- [INSTRUCTIONS TO FOLLOW]
Give again, verbatim, the lines between the line that contains "Emit a Python" and the line that contains "import plotly.graph_objects as go", counting both ends. Pictures are excluded from the copy.

Figure scripts
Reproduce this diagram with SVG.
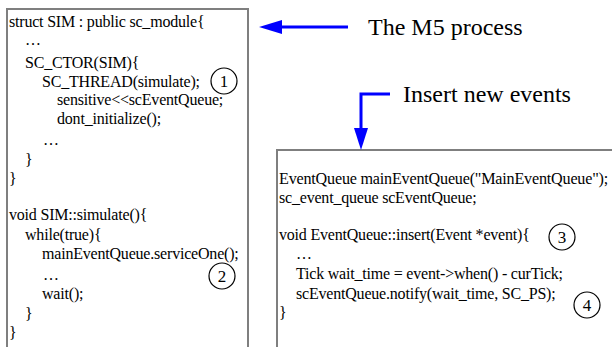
<svg xmlns="http://www.w3.org/2000/svg" width="612" height="347" viewBox="0 0 612 347">
<style>
text{font-family:"Liberation Serif","Times New Roman",serif;fill:#000}
.code{font-size:16px;letter-spacing:-0.2px}
.lbl{font-size:24px}
.n{font-size:17px}
.box{fill:#fff;stroke:#7f7f7f;stroke-width:2}
.num{fill:none;stroke:#000;stroke-width:1.2}
.conn{fill:none;stroke:#0000ff;stroke-width:3}
.head{fill:#0000ff}
</style>
<rect width="612" height="347" fill="#fff"/>
<g id="sim-box">
<rect class="box" x="7" y="9" width="241" height="360"/>
<text class="code" x="9" y="27">struct SIM : public sc_module{</text>
<text class="code" x="25" y="45">…</text>
<text class="code" x="25" y="68">SC_CTOR(SIM){</text>
<text class="code" x="42" y="87">SC_THREAD(simulate);</text>
<text class="code" x="57" y="105">sensitive&lt;&lt;scEventQueue;</text>
<text class="code" x="57" y="124">dont_initialize();</text>
<text class="code" x="43" y="145">…</text>
<text class="code" x="25" y="165">}</text>
<text class="code" x="9" y="184">}</text>
<text class="code" x="9" y="220">void SIM::simulate(){</text>
<text class="code" x="25" y="240">while(true){</text>
<text class="code" x="42" y="259">mainEventQueue.serviceOne();</text>
<text class="code" x="43" y="280">…</text>
<text class="code" x="42" y="299">wait();</text>
<text class="code" x="25" y="319">}</text>
<text class="code" x="9" y="338">}</text>
</g>
<g id="eventqueue-box">
<rect class="box" x="277" y="150" width="345" height="220"/>
<text class="code" x="279" y="184" textLength="329" lengthAdjust="spacingAndGlyphs">EventQueue mainEventQueue("MainEventQueue");</text>
<text class="code" x="279" y="203">sc_event_queue scEventQueue;</text>
<text class="code" x="279" y="240">void EventQueue::insert(Event *event){</text>
<text class="code" x="296" y="259">…</text>
<text class="code" x="296" y="279">Tick wait_time = event-&gt;when() - curTick;</text>
<text class="code" x="296" y="299">scEventQueue.notify(wait_time, SC_PS);</text>
<text class="code" x="279" y="318">}</text>
</g>
<g id="marker-1">
<circle class="num" cx="224" cy="81" r="13"/>
<text class="n" x="224" y="87" text-anchor="middle">1</text>
</g>
<g id="marker-2">
<circle class="num" cx="222" cy="276" r="13"/>
<text class="n" x="222" y="282" text-anchor="middle">2</text>
</g>
<g id="marker-3">
<circle class="num" cx="562" cy="237" r="13"/>
<text class="n" x="562" y="243" text-anchor="middle">3</text>
</g>
<g id="marker-4">
<circle class="num" cx="587" cy="305" r="13"/>
<text class="n" x="587" y="311" text-anchor="middle">4</text>
</g>
<g id="label-m5">
<text class="lbl" x="368" y="35">The M5 process</text>
</g>
<g id="label-insert">
<text class="lbl" x="403" y="102">Insert new events</text>
</g>
<g id="connectors">
<line class="conn" x1="348" y1="27" x2="280" y2="27"/>
<polygon class="head" points="259,27 282,20 282,34"/>
<polyline class="conn" points="390,94 361,94 361,130"/>
<polygon class="head" points="361,150 354,128 368,128"/>
</g>
</svg>
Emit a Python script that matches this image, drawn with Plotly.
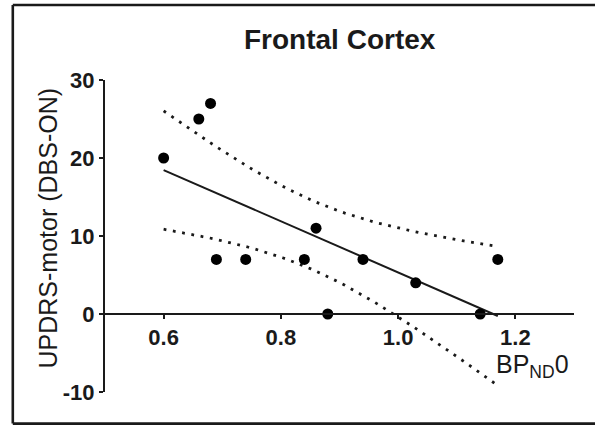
import numpy as np
import plotly.graph_objects as go

# ---- data ----
bp_nd0 = [0.60, 0.66, 0.68, 0.69, 0.74, 0.84, 0.86, 0.88, 0.94, 1.03, 1.14, 1.17]
updrs_motor = [20, 25, 27, 7, 7, 7, 11, 0, 7, 4, 0, 7]
x_ticks = [0.6, 0.8, 1.0, 1.2]
x_tick_labels = ["0.6", "0.8", "1.0", "1.2"]
y_ticks = [-10, 0, 10, 20, 30]
y_tick_labels = ["-10", "0", "10", "20", "30"]
title_text = "Frontal Cortex"
y_title = "UPDRS-motor (DBS-ON)"
x_title = "BP<sub>ND</sub>0"

# ---- linear regression with 95% confidence band ----
x = np.array(bp_nd0, dtype=float)
y = np.array(updrs_motor, dtype=float)
n = len(x)
slope, intercept = np.polyfit(x, y, 1)
resid = y - (slope * x + intercept)
s = np.sqrt(np.sum(resid ** 2) / (n - 2))
sxx = np.sum((x - x.mean()) ** 2)
t_crit = 2.228  # t(0.975, df=10)
xs = np.linspace(x.min(), x.max(), 60)
fit = slope * xs + intercept
half = t_crit * s * np.sqrt(1.0 / n + (xs - x.mean()) ** 2 / sxx)
upper = fit + half
lower = fit - half

FONT = "Liberation Sans, Arial, Helvetica, sans-serif"
INK = "#1a1a1a"

fig = go.Figure()
dot_line = dict(color=INK, width=2.8, dash="2.8px,6.6px")
fig.add_trace(go.Scatter(x=xs, y=upper, mode="lines", line=dot_line, hoverinfo="skip"))
fig.add_trace(go.Scatter(x=xs, y=lower, mode="lines", line=dot_line, hoverinfo="skip"))
fig.add_trace(go.Scatter(x=[xs[0], xs[-1]], y=[fit[0], fit[-1]], mode="lines",
                         line=dict(color=INK, width=2)))
fig.add_trace(go.Scatter(x=bp_nd0, y=updrs_motor, mode="markers",
                         marker=dict(color="#000000", size=11, line=dict(width=0))))

L, R, T, B = 105, 21, 80, 33
W, H = 595, 425
pw, ph = W - L - R, H - T - B


def px_x(p):
    return (p - L) / pw


def px_y(p):
    return (H - B - p) / ph


frame_line = dict(color=INK, width=2.6)
fl, fr, ft, fb = px_x(12.8), px_x(602), px_y(5.0), px_y(423.6)

fig.update_layout(
    width=W, height=H,
    margin=dict(l=L, r=R, t=T, b=B, pad=0),
    paper_bgcolor="white", plot_bgcolor="white",
    showlegend=False,
    font=dict(family=FONT, color=INK),
    xaxis=dict(
        range=[0.5, 1.3], anchor="free", position=10 / 40,
        showline=True, linecolor=INK, linewidth=2,
        ticks="outside", ticklen=4, tickwidth=2, tickcolor=INK,
        tickvals=x_ticks, ticktext=x_tick_labels,
        tickfont=dict(family=FONT, size=22, color=INK, weight="bold"),
        showgrid=False, zeroline=False,
    ),
    yaxis=dict(
        range=[-10, 30], domain=[0, 1],
        showline=True, linecolor=INK, linewidth=2,
        ticks="outside", ticklen=4, tickwidth=2, tickcolor=INK,
        tickvals=y_ticks, ticktext=y_tick_labels,
        tickfont=dict(family=FONT, size=22, color=INK, weight="bold"),
        showgrid=False, zeroline=False,
    ),
    shapes=[
        dict(type="line", xref="paper", yref="paper", x0=fl, x1=fr, y0=ft, y1=ft,
             line=frame_line, layer="above"),
        dict(type="line", xref="paper", yref="paper", x0=fl, x1=fr, y0=fb, y1=fb,
             line=frame_line, layer="above"),
        dict(type="line", xref="paper", yref="paper", x0=fl, x1=fl, y0=fb, y1=ft,
             line=frame_line, layer="above"),
    ],
    annotations=[
        dict(text=f"<b>{title_text}</b>", xref="paper", yref="paper",
             x=px_x(340), y=px_y(39), xanchor="center", yanchor="middle",
             showarrow=False, font=dict(family=FONT, size=28, color=INK)),
        dict(text=y_title, xref="paper", yref="paper", textangle=-90,
             x=px_x(47), y=px_y(228.5), xanchor="center", yanchor="middle",
             showarrow=False, font=dict(family=FONT, size=25, color=INK)),
        dict(text=x_title, xref="paper", yref="paper",
             x=px_x(571), y=px_y(366), xanchor="right", yanchor="middle",
             showarrow=False, font=dict(family=FONT, size=25, color=INK)),
    ],
)

fig.write_html("out.html", config={"displayModeBar": False},
               post_script="document.body.style.margin='0px';document.documentElement.style.overflow='hidden';")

- [RESULT OF THE TASK]
Emit a Python script that matches this image, drawn with Plotly.
import numpy as np
import plotly.graph_objects as go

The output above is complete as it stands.